What to do → Extract the listing in its entirety, keeping each line identical to the original.

— begin Data provided —

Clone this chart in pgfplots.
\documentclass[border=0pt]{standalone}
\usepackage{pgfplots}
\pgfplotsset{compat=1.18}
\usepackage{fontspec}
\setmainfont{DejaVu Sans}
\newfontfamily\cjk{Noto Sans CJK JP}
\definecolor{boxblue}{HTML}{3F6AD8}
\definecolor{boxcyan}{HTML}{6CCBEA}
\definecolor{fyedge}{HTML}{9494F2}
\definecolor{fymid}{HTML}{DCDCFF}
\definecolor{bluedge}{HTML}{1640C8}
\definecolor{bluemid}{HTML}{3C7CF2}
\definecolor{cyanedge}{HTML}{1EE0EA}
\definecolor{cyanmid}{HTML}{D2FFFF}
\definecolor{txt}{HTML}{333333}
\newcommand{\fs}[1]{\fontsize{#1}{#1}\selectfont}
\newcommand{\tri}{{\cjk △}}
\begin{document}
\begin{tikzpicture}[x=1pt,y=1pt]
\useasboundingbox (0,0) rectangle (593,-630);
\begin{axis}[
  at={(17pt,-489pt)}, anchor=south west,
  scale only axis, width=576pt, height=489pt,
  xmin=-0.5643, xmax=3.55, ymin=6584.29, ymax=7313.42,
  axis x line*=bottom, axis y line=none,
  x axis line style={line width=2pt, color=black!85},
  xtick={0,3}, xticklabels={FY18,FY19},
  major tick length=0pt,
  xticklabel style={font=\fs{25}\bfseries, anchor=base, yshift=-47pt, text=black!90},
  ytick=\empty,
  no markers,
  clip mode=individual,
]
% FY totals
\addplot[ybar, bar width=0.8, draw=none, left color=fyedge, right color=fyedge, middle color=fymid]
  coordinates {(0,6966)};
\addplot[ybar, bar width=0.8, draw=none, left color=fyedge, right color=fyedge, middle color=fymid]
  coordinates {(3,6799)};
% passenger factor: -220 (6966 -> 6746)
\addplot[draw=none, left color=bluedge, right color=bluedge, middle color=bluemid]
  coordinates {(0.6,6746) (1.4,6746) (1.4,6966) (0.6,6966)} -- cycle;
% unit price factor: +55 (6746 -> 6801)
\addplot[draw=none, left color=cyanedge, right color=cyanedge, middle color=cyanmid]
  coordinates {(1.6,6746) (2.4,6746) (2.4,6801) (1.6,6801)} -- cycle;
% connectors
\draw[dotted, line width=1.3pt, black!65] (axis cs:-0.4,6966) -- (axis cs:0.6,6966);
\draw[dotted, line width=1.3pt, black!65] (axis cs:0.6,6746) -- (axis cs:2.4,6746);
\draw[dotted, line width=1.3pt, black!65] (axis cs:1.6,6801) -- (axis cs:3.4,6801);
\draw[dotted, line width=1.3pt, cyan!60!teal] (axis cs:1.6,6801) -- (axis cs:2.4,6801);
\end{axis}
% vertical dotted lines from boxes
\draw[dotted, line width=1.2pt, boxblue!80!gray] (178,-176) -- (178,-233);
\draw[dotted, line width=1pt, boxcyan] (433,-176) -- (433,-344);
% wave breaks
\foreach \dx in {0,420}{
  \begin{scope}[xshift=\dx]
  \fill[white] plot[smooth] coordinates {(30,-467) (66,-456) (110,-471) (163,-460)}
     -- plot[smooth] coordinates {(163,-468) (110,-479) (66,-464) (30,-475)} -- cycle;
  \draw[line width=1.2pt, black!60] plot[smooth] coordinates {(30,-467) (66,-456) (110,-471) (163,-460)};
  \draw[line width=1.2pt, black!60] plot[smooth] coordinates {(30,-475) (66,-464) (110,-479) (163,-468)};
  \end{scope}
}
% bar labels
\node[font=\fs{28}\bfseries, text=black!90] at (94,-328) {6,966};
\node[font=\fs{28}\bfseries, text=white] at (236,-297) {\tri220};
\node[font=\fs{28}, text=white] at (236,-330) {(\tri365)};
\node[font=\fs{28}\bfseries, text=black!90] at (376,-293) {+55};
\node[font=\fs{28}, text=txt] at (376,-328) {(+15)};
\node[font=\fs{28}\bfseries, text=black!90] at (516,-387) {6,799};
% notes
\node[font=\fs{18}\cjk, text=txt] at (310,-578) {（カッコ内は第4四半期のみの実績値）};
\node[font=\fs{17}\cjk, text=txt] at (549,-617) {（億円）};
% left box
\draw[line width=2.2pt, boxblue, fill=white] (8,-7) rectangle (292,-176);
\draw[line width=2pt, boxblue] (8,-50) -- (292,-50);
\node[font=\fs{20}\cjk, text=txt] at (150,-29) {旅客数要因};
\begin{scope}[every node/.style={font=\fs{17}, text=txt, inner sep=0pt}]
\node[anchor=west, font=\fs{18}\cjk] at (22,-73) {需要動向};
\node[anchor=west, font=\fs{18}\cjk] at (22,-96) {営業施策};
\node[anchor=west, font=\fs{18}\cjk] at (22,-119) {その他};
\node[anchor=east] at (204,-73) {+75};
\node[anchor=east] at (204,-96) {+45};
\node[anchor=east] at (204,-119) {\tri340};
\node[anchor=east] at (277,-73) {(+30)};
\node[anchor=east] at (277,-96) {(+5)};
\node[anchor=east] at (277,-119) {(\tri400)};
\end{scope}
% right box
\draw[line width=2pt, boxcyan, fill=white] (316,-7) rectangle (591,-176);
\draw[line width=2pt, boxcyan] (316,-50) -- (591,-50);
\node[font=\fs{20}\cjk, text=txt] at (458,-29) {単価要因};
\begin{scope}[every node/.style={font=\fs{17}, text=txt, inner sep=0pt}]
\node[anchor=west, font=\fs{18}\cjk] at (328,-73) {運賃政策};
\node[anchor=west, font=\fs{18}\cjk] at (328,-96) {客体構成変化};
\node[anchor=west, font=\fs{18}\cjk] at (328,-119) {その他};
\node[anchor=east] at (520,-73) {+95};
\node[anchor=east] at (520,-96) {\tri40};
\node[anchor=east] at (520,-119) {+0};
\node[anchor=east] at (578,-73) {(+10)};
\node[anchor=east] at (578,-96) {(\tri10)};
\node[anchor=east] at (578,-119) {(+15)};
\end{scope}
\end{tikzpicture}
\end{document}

— end Data provided —

Exercise output →
Clone this chart in pgfplots.
\documentclass[border=0pt]{standalone}
\usepackage{pgfplots}
\pgfplotsset{compat=1.18}
\usepackage{fontspec}
\setmainfont{DejaVu Sans}
\newfontfamily\cjk{Noto Sans CJK JP}
\definecolor{boxblue}{HTML}{3F6AD8}
\definecolor{boxcyan}{HTML}{6CCBEA}
\definecolor{fyedge}{HTML}{9494F2}
\definecolor{fymid}{HTML}{DCDCFF}
\definecolor{bluedge}{HTML}{1640C8}
\definecolor{bluemid}{HTML}{3C7CF2}
\definecolor{cyanedge}{HTML}{1EE0EA}
\definecolor{cyanmid}{HTML}{D2FFFF}
\definecolor{txt}{HTML}{333333}
\newcommand{\fs}[1]{\fontsize{#1}{#1}\selectfont}
\newcommand{\tri}{{\cjk △}}
\begin{document}
\begin{tikzpicture}[x=1pt,y=1pt]
\useasboundingbox (0,0) rectangle (593,-630);
\begin{axis}[
  at={(17pt,-489pt)}, anchor=south west,
  scale only axis, width=576pt, height=489pt,
  xmin=-0.5643, xmax=3.55, ymin=6584.29, ymax=7313.42,
  axis x line*=bottom, axis y line=none,
  x axis line style={line width=2pt, color=black!85},
  xtick={0,3}, xticklabels={FY18,FY19},
  major tick length=0pt,
  xticklabel style={font=\fs{25}\bfseries, anchor=base, yshift=-47pt, text=black!90},
  ytick=\empty,
  no markers,
  clip mode=individual,
]
% FY totals
\addplot[ybar, bar width=0.8, draw=none, left color=fyedge, right color=fyedge, middle color=fymid]
  coordinates {(0,6966)};
\addplot[ybar, bar width=0.8, draw=none, left color=fyedge, right color=fyedge, middle color=fymid]
  coordinates {(3,6799)};
% passenger factor: -220 (6966 -> 6746)
\addplot[draw=none, left color=bluedge, right color=bluedge, middle color=bluemid]
  coordinates {(0.6,6746) (1.4,6746) (1.4,6966) (0.6,6966)} -- cycle;
% unit price factor: +55 (6746 -> 6801)
\addplot[draw=none, left color=cyanedge, right color=cyanedge, middle color=cyanmid]
  coordinates {(1.6,6746) (2.4,6746) (2.4,6801) (1.6,6801)} -- cycle;
% connectors
\draw[dotted, line width=1.3pt, black!65] (axis cs:-0.4,6966) -- (axis cs:0.6,6966);
\draw[dotted, line width=1.3pt, black!65] (axis cs:0.6,6746) -- (axis cs:2.4,6746);
\draw[dotted, line width=1.3pt, black!65] (axis cs:1.6,6801) -- (axis cs:3.4,6801);
\draw[dotted, line width=1.3pt, cyan!60!teal] (axis cs:1.6,6801) -- (axis cs:2.4,6801);
\end{axis}
% vertical dotted lines from boxes
\draw[dotted, line width=1.2pt, boxblue!80!gray] (178,-176) -- (178,-233);
\draw[dotted, line width=1pt, boxcyan] (433,-176) -- (433,-344);
% wave breaks
\foreach \dx in {0,420}{
  \begin{scope}[xshift=\dx]
  \fill[white] plot[smooth] coordinates {(30,-467) (66,-456) (110,-471) (163,-460)}
     -- plot[smooth] coordinates {(163,-468) (110,-479) (66,-464) (30,-475)} -- cycle;
  \draw[line width=1.2pt, black!60] plot[smooth] coordinates {(30,-467) (66,-456) (110,-471) (163,-460)};
  \draw[line width=1.2pt, black!60] plot[smooth] coordinates {(30,-475) (66,-464) (110,-479) (163,-468)};
  \end{scope}
}
% bar labels
\node[font=\fs{28}\bfseries, text=black!90] at (94,-328) {6,966};
\node[font=\fs{28}\bfseries, text=white] at (236,-297) {\tri220};
\node[font=\fs{28}, text=white] at (236,-330) {(\tri365)};
\node[font=\fs{28}\bfseries, text=black!90] at (376,-293) {+55};
\node[font=\fs{28}, text=txt] at (376,-328) {(+15)};
\node[font=\fs{28}\bfseries, text=black!90] at (516,-387) {6,799};
% notes
\node[font=\fs{18}\cjk, text=txt] at (310,-578) {（カッコ内は第4四半期のみの実績値）};
\node[font=\fs{17}\cjk, text=txt] at (549,-617) {（億円）};
% left box
\draw[line width=2.2pt, boxblue, fill=white] (8,-7) rectangle (292,-176);
\draw[line width=2pt, boxblue] (8,-50) -- (292,-50);
\node[font=\fs{20}\cjk, text=txt] at (150,-29) {旅客数要因};
\begin{scope}[every node/.style={font=\fs{17}, text=txt, inner sep=0pt}]
\node[anchor=west, font=\fs{18}\cjk] at (22,-73) {需要動向};
\node[anchor=west, font=\fs{18}\cjk] at (22,-96) {営業施策};
\node[anchor=west, font=\fs{18}\cjk] at (22,-119) {その他};
\node[anchor=east] at (204,-73) {+75};
\node[anchor=east] at (204,-96) {+45};
\node[anchor=east] at (204,-119) {\tri340};
\node[anchor=east] at (277,-73) {(+30)};
\node[anchor=east] at (277,-96) {(+5)};
\node[anchor=east] at (277,-119) {(\tri400)};
\end{scope}
% right box
\draw[line width=2pt, boxcyan, fill=white] (316,-7) rectangle (591,-176);
\draw[line width=2pt, boxcyan] (316,-50) -- (591,-50);
\node[font=\fs{20}\cjk, text=txt] at (458,-29) {単価要因};
\begin{scope}[every node/.style={font=\fs{17}, text=txt, inner sep=0pt}]
\node[anchor=west, font=\fs{18}\cjk] at (328,-73) {運賃政策};
\node[anchor=west, font=\fs{18}\cjk] at (328,-96) {客体構成変化};
\node[anchor=west, font=\fs{18}\cjk] at (328,-119) {その他};
\node[anchor=east] at (520,-73) {+95};
\node[anchor=east] at (520,-96) {\tri40};
\node[anchor=east] at (520,-119) {+0};
\node[anchor=east] at (578,-73) {(+10)};
\node[anchor=east] at (578,-96) {(\tri10)};
\node[anchor=east] at (578,-119) {(+15)};
\end{scope}
\end{tikzpicture}
\end{document}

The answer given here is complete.